Comparing the diagnostic results for the above three data types, type 1 and type 2 can be used to diagnose most of the transformer states, but there errors are different, when diagnosing non-fault states. This is because each data type can reflect the fault states of the transformer to some extent, including part of the transformers’ state changes—but not completely. By combining these two kinds of data, more state information can be considered.

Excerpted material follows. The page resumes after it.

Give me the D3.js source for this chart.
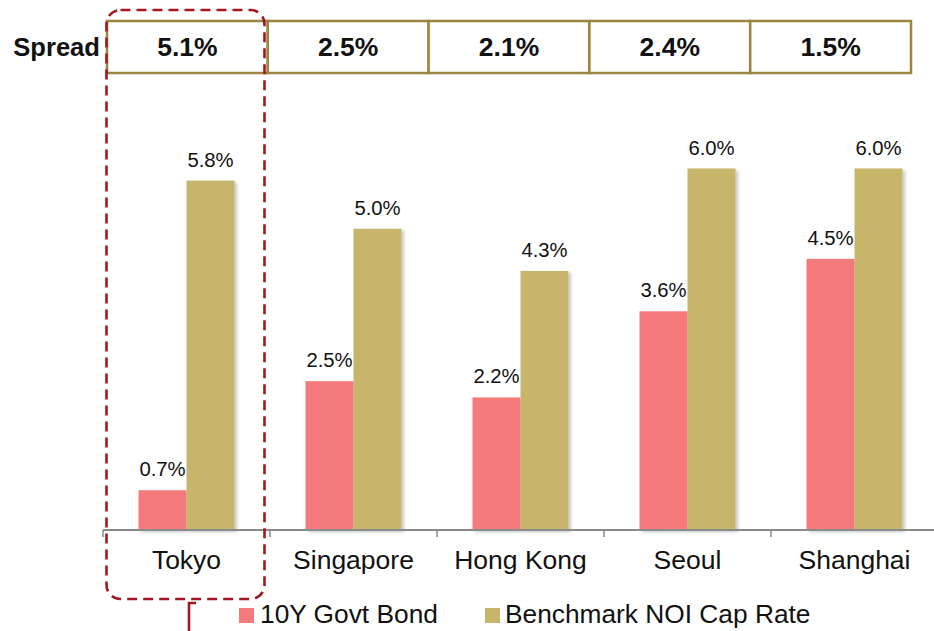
<!DOCTYPE html>
<html>
<head>
<meta charset="utf-8">
<script src="https://cdn.jsdelivr.net/npm/d3@7"></script>
<style>
  html, body { margin: 0; padding: 0; background: #fff; }
  svg { display: block; font-family: "Liberation Sans", Arial, sans-serif; }
</style>
</head>
<body>
<svg id="chart" width="934" height="631"></svg>
<script>
const categories = ["Tokyo", "Singapore", "Hong Kong", "Seoul", "Shanghai"];
const govtBond = [0.66, 2.47, 2.2, 3.63, 4.5];
const capRate = [5.8, 5.0, 4.3, 6.0, 6.0];
const spreads = ["5.1%", "2.5%", "2.1%", "2.4%", "1.5%"];
const seriesNames = ["10Y Govt Bond", "Benchmark NOI Cap Rate"];
const colors = ["#F47A7C", "#C8B56C"];

const svg = d3.select("#chart");
const defs = svg.append("defs");
const f = defs.append("filter").attr("id", "shadow").attr("x", "-20%").attr("y", "-5%").attr("width", "150%").attr("height", "115%");
f.append("feDropShadow").attr("dx", 2.5).attr("dy", 2).attr("stdDeviation", 1.8)
  .attr("flood-color", "#000").attr("flood-opacity", 0.22);

const x = d3.scaleBand().domain(categories).range([103, 938]).paddingInner(0).paddingOuter(0);
const y = d3.scaleLinear().domain([0, 6]).range([530, 168.5]);
const sub = d3.scaleBand().domain(seriesNames).range([0, 96]);
const barOffset = x.bandwidth() / 2 - 48;

const data = categories.map((c, i) => ({ cat: c, vals: [govtBond[i], capRate[i]] }));

// bars
const groups = svg.append("g").selectAll("g").data(data).join("g")
  .attr("transform", d => `translate(${x(d.cat) + barOffset},0)`);

groups.selectAll("rect").data(d => d.vals.map((v, j) => ({ v, s: seriesNames[j], j })))
  .join("rect")
  .attr("x", d => sub(d.s))
  .attr("width", sub.bandwidth())
  .attr("y", d => y(d.v))
  .attr("height", d => y(0) - y(d.v))
  .attr("fill", d => colors[d.j])
  .attr("filter", "url(#shadow)");

groups.selectAll("text").data(d => d.vals.map((v, j) => ({ v, s: seriesNames[j] })))
  .join("text")
  .attr("x", d => sub(d.s) + sub.bandwidth() / 2)
  .attr("y", d => y(d.v) - 14)
  .attr("text-anchor", "middle")
  .attr("font-size", 20.3)
  .attr("fill", "#111")
  .text(d => d3.format(".1f")(d.v) + "%");

// x axis
const axis = d3.axisBottom(x).tickSize(0).tickPadding(0).tickFormat("");
const ax = svg.append("g").attr("transform", "translate(0,530)").call(axis);
ax.select(".domain").attr("stroke", "#8a8a8a").attr("stroke-width", 2).attr("d", "M103,0H934");
const bounds = categories.map(c => x(c)).concat([x.range()[1]]);
ax.selectAll(".bound").data(bounds).join("line").attr("class", "bound")
  .attr("x1", d => d).attr("x2", d => d).attr("y1", 0).attr("y2", 7)
  .attr("stroke", "#8a8a8a").attr("stroke-width", 1.5);
svg.append("g").selectAll("text").data(categories).join("text")
  .attr("x", d => x(d) + x.bandwidth() / 2)
  .attr("y", 569)
  .attr("text-anchor", "middle")
  .attr("font-size", 26.5)
  .attr("fill", "#111")
  .text(d => d);

// spread table
const tx = d3.scaleBand().domain(categories).range([107, 911]);
const table = svg.append("g");
table.selectAll("rect").data(categories).join("rect")
  .attr("x", d => tx(d)).attr("y", 21)
  .attr("width", tx.bandwidth()).attr("height", 52)
  .attr("fill", "#fff").attr("stroke", "#9C8540").attr("stroke-width", 2.5);
table.selectAll("text").data(categories).join("text")
  .attr("x", d => tx(d) + tx.bandwidth() / 2)
  .attr("y", 56)
  .attr("text-anchor", "middle")
  .attr("font-size", 26.5).attr("font-weight", "bold").attr("fill", "#111")
  .text((d, i) => spreads[i]);
svg.append("text").attr("x", 100).attr("y", 56).attr("text-anchor", "end")
  .attr("font-size", 25.6).attr("font-weight", "bold").attr("fill", "#111").text("Spread");

// highlight dashed box
svg.append("rect")
  .attr("x", 106.5).attr("y", 10).attr("width", 158).attr("height", 589)
  .attr("rx", 14).attr("ry", 14)
  .attr("fill", "none").attr("stroke", "#A0191F").attr("stroke-width", 2.6)
  .attr("stroke-dasharray", "10,6");
svg.append("path").attr("d", "M196,603H189V631")
  .attr("fill", "none").attr("stroke", "#A0191F").attr("stroke-width", 2.6);

// legend
const legend = svg.append("g");
const legX = [239, 485];
const txtX = [260, 505];
seriesNames.forEach((s, i) => {
  legend.append("rect").attr("x", legX[i]).attr("y", 608).attr("width", 15).attr("height", 15).attr("fill", colors[i]);
  legend.append("text").attr("x", txtX[i]).attr("y", 623).attr("font-size", 26.3).attr("fill", "#111").text(s);
});
</script>
</body>
</html>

The SVM optimized by PSO can learn the rich information from the data, thus improving the accuracy of the transformer-fault diagnosis.

4. Conclusions

A new fault-diagnosis technology for transformers, SVM optimized using PSO, was proposed in this paper, and it fully combines the advantages of the SVM and PSO. We used the dissolved-gas data in oil as the characteristic quantity and compared it with traditional methods as three-ratio, Duval triangle, and the artificial intelligence and machine learning algorithms as BPNN and SVM. The results showed that the proposed technology greatly improves the accuracy of the fault diagnosis. We also analyzed the effect of different data types of transformer on the TFD results. The data types included the dissolved-gas data in the transformer oil only, the SCADA data only, and both of them. The combination of the dissolved-gas data and SCADA data can improve the accuracy of the new technology substantially. This also testifies the importance of having sufficient data to perform an accurate transformer fault diagnosis.

The proposed method can be applied to prognostics and health management system in smart substations. It is noted that, if the amount of fault data is very big, it will take a long time to perform the fault diagnosis and it is inappropriate for on-line diagnosis; if the amount of fault data is not enough, its accuracy will be limited. The balance between the data amount and accuracy in its real applications needs further discussion.